17e dimanche ORDINAIRE -B- 2006
MYSTÈRE DE LA DÉMESURE
Homélie :
Une question « où acheter du pain ? ». Une réponse « pour le mettre à l’épreuve ». L’épreuve dont il s’agit, est celle de la démesure. Dans la 1ière lecture, Élisée, « homme de Dieu » s’est retrouvé lui aussi en face de la démesure : « 20 pains d’orge + du grain frais dans un sac » pour nourrir 100 personnes. L’évangile va beaucoup plus loin dans l’invraisemblable «cinq pains d’orges et deux poissons pour nourrir 5 milles personnes, mais qu’est-ce que cela pour tant de monde ? »
Ce mystère de la démesure est notre quotidien de croyants et croyantes. Chaque jour qui passe, nous mesurons davantage le dérisoire de nos moyens et l’immensité des besoins spirituelles de notre monde. Chaque jour nous portons l’épreuve de nos peu de moyens. De nos santés fragiles, de nos vulnérabilités pour affronter des défis énormes comme l’éducation de la foi des jeunes. Devant cette épreuve, - nous avons pour vocation l’épreuve - il faut revoir le geste de Jésus « prendre du pain, le bénir, le leur distribuer ». Il faut entendre son appel à ses apôtres «ramasser les morceaux qui restent» et nous émerveiller comme eux de réaliser « que ce qui reste s’avère supérieur à ce qui fut distribué ».
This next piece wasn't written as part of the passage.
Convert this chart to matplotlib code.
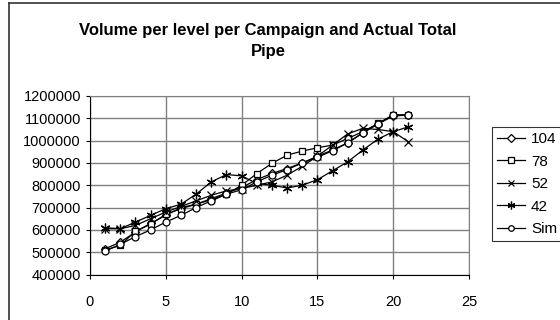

Ce geste de Jésus « prendre du pain, le bénir, le distribuer » demeure le moyen le plus puissant que nous avons pour affronter la démesure. Ce moyen est plus puissant que tous les moyens humains, plus fort que toutes les armées de la terre parce que c’est Son corps partagé, sa vie donnée pour tous. « Au désert, Dieu multiplia son pain pour exciter en eux le désir de son corps et de son vin ( St Ephrem, diacre 3e siècle) ».
«Prenez et mangez ». Nous sommes en présence de la démesure de la compassion de Dieu. « Rien ne dit plus la démesure de Dieu pour nous que l’eucharistie (Élisabeth de la trinité) ». Pour compenser la démesure de nos moyens humains à annoncer son Évangile, nos fragilités et faiblesses, Dieu nous offre ce qu’il y a de meilleur : nous transformer en son Corps. « Soyez ce que vous voyez » dit Augustin qui ajoute : « recevez ce que vous êtes ». C’est « toute l’Essence divine » que nous recevons précise Catherine de Sienne.
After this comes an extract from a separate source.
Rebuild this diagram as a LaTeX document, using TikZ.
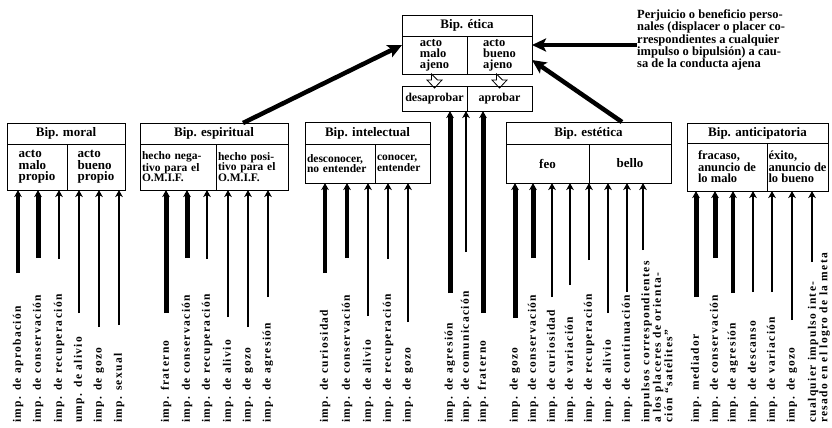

Ce mystère de la démesure, il est là devant nos yeux. Un petit morceau de pain que nous allons recevoir, une parcelle de matière où Dieu a voulu cacher sa Présence au milieu de nous. Ce Dieu si grand qui se fait si petit dans ce pain, si vulnérable, est pour chacun de nous ce matin un appel extraordinaire à devenir « sans moyen », dépourvu de tout comme moyen extraordinaire et puissant pour annoncer son Évangile. Si Dieu se donne à nous dans un petit peu de pain, c’est que nous devons à notre tour, choisir de suivre le même chemin, en évitant comme Jésus la gloire éphémère des royaumes qui passent. « Sachant qu’on voulait faire de lui leur roi, il se retira au désert ».
Saint Paul parlait de la même démesure tantôt quand il invitait ses lecteurs à s’armer de «beaucoup de douceur et de patience, a se supporter ». La démesure de la douceur, de la patience, de l’entraide mutuelle comme arme pour affronter la démesure de la haine meurtrière, de la recherche de la toute-puissance et du chacun pour soi.
Ce que nous devons comprendre et vivre dans les lectures d’aujourd’hui, c’est que le mystère de la force de Dieu, de l’agir de Dieu, comme de notre agir est dans la démesure de nos pauvres moyens. Si cette force de Dieu ressemble parfois à de la faiblesse pour nos contemporains, n’oublions jamais que « cette faiblesse de Dieu est toujours plus forte que la force des hommes ». En recevant tantôt ce pain, ce Corps du Christ, nous acceptons de devenir « presque rien », de devenir un « petit morceau de pain » comme chemin d’évangélisation.
Paraphrasant Marie de la trinité, je nous dis : consentons à n’être rien et nous deviendrons pain de vie, eucharistie pour notre monde.